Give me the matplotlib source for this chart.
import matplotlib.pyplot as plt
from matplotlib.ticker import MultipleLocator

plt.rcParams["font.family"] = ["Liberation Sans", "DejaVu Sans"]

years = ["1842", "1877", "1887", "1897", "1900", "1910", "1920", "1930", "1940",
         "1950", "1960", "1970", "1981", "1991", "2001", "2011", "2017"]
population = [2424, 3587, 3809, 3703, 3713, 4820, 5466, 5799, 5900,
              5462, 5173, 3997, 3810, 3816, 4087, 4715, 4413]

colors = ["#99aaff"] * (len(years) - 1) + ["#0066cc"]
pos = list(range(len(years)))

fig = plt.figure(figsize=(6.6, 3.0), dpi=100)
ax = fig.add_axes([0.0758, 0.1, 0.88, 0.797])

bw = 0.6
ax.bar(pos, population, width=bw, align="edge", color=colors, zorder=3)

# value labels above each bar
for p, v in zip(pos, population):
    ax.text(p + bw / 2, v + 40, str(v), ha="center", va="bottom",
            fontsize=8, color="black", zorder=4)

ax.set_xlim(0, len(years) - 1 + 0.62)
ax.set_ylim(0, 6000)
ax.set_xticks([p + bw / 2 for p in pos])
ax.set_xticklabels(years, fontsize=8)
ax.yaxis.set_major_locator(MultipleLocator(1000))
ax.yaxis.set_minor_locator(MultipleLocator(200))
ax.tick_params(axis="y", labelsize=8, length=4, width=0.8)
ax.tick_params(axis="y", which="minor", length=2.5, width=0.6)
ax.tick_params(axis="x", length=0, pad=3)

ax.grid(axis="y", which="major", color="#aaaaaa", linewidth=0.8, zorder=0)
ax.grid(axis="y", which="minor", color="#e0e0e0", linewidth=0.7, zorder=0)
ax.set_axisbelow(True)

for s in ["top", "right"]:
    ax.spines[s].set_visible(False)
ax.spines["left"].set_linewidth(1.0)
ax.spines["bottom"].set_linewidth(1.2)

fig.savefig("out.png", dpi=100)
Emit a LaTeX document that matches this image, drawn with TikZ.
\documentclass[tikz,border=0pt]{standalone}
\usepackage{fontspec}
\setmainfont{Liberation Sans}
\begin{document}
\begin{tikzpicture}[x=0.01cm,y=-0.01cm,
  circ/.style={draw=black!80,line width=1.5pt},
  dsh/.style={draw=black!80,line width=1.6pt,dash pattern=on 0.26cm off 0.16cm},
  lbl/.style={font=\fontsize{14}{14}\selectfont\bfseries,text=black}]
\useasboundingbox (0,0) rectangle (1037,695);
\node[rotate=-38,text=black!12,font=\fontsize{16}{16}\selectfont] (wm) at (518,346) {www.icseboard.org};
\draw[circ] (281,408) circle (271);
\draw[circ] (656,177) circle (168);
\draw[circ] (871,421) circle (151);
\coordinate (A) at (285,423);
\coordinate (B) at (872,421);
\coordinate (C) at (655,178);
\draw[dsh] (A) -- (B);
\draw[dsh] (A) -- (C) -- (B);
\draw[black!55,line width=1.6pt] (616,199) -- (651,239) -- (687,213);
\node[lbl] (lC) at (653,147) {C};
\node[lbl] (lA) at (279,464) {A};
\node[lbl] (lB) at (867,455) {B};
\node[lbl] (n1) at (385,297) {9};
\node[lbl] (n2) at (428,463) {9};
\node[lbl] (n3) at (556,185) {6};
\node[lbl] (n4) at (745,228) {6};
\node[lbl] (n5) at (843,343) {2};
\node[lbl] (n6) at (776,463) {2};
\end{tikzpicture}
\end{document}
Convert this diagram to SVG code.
= = = = =
Reproduce the complete data exactly as presented above.

# Response below
Give me the matplotlib source for this chart.
import matplotlib.pyplot as plt
from matplotlib.ticker import MultipleLocator

plt.rcParams["font.family"] = ["Liberation Sans", "DejaVu Sans"]

years = ["1842", "1877", "1887", "1897", "1900", "1910", "1920", "1930", "1940",
         "1950", "1960", "1970", "1981", "1991", "2001", "2011", "2017"]
population = [2424, 3587, 3809, 3703, 3713, 4820, 5466, 5799, 5900,
              5462, 5173, 3997, 3810, 3816, 4087, 4715, 4413]

colors = ["#99aaff"] * (len(years) - 1) + ["#0066cc"]
pos = list(range(len(years)))

fig = plt.figure(figsize=(6.6, 3.0), dpi=100)
ax = fig.add_axes([0.0758, 0.1, 0.88, 0.797])

bw = 0.6
ax.bar(pos, population, width=bw, align="edge", color=colors, zorder=3)

# value labels above each bar
for p, v in zip(pos, population):
    ax.text(p + bw / 2, v + 40, str(v), ha="center", va="bottom",
            fontsize=8, color="black", zorder=4)

ax.set_xlim(0, len(years) - 1 + 0.62)
ax.set_ylim(0, 6000)
ax.set_xticks([p + bw / 2 for p in pos])
ax.set_xticklabels(years, fontsize=8)
ax.yaxis.set_major_locator(MultipleLocator(1000))
ax.yaxis.set_minor_locator(MultipleLocator(200))
ax.tick_params(axis="y", labelsize=8, length=4, width=0.8)
ax.tick_params(axis="y", which="minor", length=2.5, width=0.6)
ax.tick_params(axis="x", length=0, pad=3)

ax.grid(axis="y", which="major", color="#aaaaaa", linewidth=0.8, zorder=0)
ax.grid(axis="y", which="minor", color="#e0e0e0", linewidth=0.7, zorder=0)
ax.set_axisbelow(True)

for s in ["top", "right"]:
    ax.spines[s].set_visible(False)
ax.spines["left"].set_linewidth(1.0)
ax.spines["bottom"].set_linewidth(1.2)

fig.savefig("out.png", dpi=100)
Emit a LaTeX document that matches this image, drawn with TikZ.
\documentclass[tikz,border=0pt]{standalone}
\usepackage{fontspec}
\setmainfont{Liberation Sans}
\begin{document}
\begin{tikzpicture}[x=0.01cm,y=-0.01cm,
  circ/.style={draw=black!80,line width=1.5pt},
  dsh/.style={draw=black!80,line width=1.6pt,dash pattern=on 0.26cm off 0.16cm},
  lbl/.style={font=\fontsize{14}{14}\selectfont\bfseries,text=black}]
\useasboundingbox (0,0) rectangle (1037,695);
\node[rotate=-38,text=black!12,font=\fontsize{16}{16}\selectfont] (wm) at (518,346) {www.icseboard.org};
\draw[circ] (281,408) circle (271);
\draw[circ] (656,177) circle (168);
\draw[circ] (871,421) circle (151);
\coordinate (A) at (285,423);
\coordinate (B) at (872,421);
\coordinate (C) at (655,178);
\draw[dsh] (A) -- (B);
\draw[dsh] (A) -- (C) -- (B);
\draw[black!55,line width=1.6pt] (616,199) -- (651,239) -- (687,213);
\node[lbl] (lC) at (653,147) {C};
\node[lbl] (lA) at (279,464) {A};
\node[lbl] (lB) at (867,455) {B};
\node[lbl] (n1) at (385,297) {9};
\node[lbl] (n2) at (428,463) {9};
\node[lbl] (n3) at (556,185) {6};
\node[lbl] (n4) at (745,228) {6};
\node[lbl] (n5) at (843,343) {2};
\node[lbl] (n6) at (776,463) {2};
\end{tikzpicture}
\end{document}
Convert this diagram to SVG code.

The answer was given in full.